Will delayed second doses lead to new variants?

This was an interesting thing to talk about.

First, I'm not an epidemiologist. But, as a Computer Scientist I have a decent backing in math and statistics and on an unrelated topic, a functional understanding of how evolution works.

Yes, putting selective pressure on the virus will increase the odds that a mutation will arise to combat those pressures. The question is really, will it succeed?

And I don't think that the risk is particularly. In fact, I think a successful vaccination campaign is more likely to trigger this.

To understand why, you really need to understand the goal of evolution and what conditions make radical evolutionary changes more likely.

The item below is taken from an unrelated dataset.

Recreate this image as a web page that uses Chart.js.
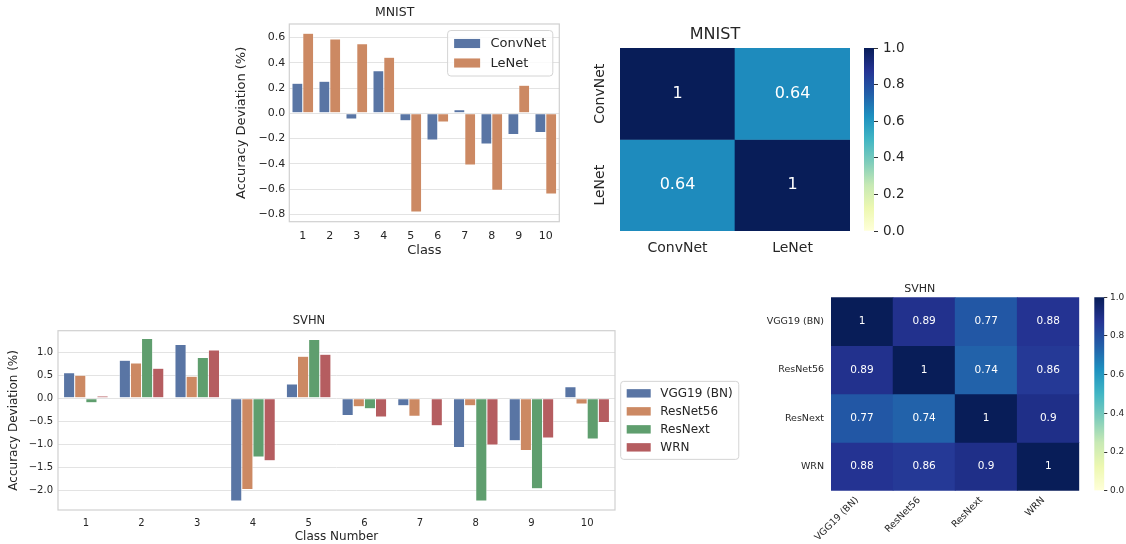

Firstly, evolution is not some "intelligent" process. It isn't like the DNS says "hey look these humans are vaccinating, let's evolve a defence". Rather, the virus is actually mutating all day, every day. Most of these mutations are meaningless. Some will make it less effective. And some will make it more effective, but die off anyway.

The process of evolution is why we exist today. Period. All it "cares" about is propagation of the species. Would being able to evade a vaccine increase it odds of doing so? Not necessarily. Most genetic changes affect multiple aspects, and key evolutionary changes are usually the result of many such changes. And, the virus may become vaccine resistant but at the same lose its virility. Or, it might remain just as infectious, which may also not be enough to guarantee its survival.

Imagine you were born with super human strength. Let's say, you're 10x stronger than the average human. But, there are millions of humans out there. You're all contending for the same supplies. The other humans don't recognize you as one of their own and will attack you on sight. It doesn't matter that you're stronger and better. The existing "strain" of humanity is already quite prevalent and can wipe you out. Even if you co-exist, your DNA is unlikely to take over the human gene pool.

Now, if you were born with that same strength, and something were threatening the human race and your exceptional strength made a significant difference in survival? Then things are different.

Right now, COVID-19 is well established globally. And the biggest tool in its arsenal is how transmissible it is. Variants like the UK and South African strain emerged because social distancing put a serious crimp in the viruses ability to propagate. Vaccines won't play a major role until we get closer to achieving herd immunity. Right now, most strains will find a host easily enough and keep on propagating. This will make it difficult for a mutation to overtake the gene pool. And a faulty vaccine roll out actually helps a bit in this way.

This isn't to say it couldn't happen. Just that it is unlikely to happen as a result of this. Until vaccines are available on a scale where they can be reliably given out to every member of the public, a strain with vaccine resistance alone offers no real advantage over one without it. More than likely strains with vaccine resistance have come into and out of existence many times already. They likely hit a dead end. They ran out of hosts, or ran into a host with a strong enough natural response from another strain to kill it in its tracks.

Without a strong enough advantage relative to existing strains or a strong enough selective pressure it is difficult for new variants to really make a dent in global infections and get a lasting foothold.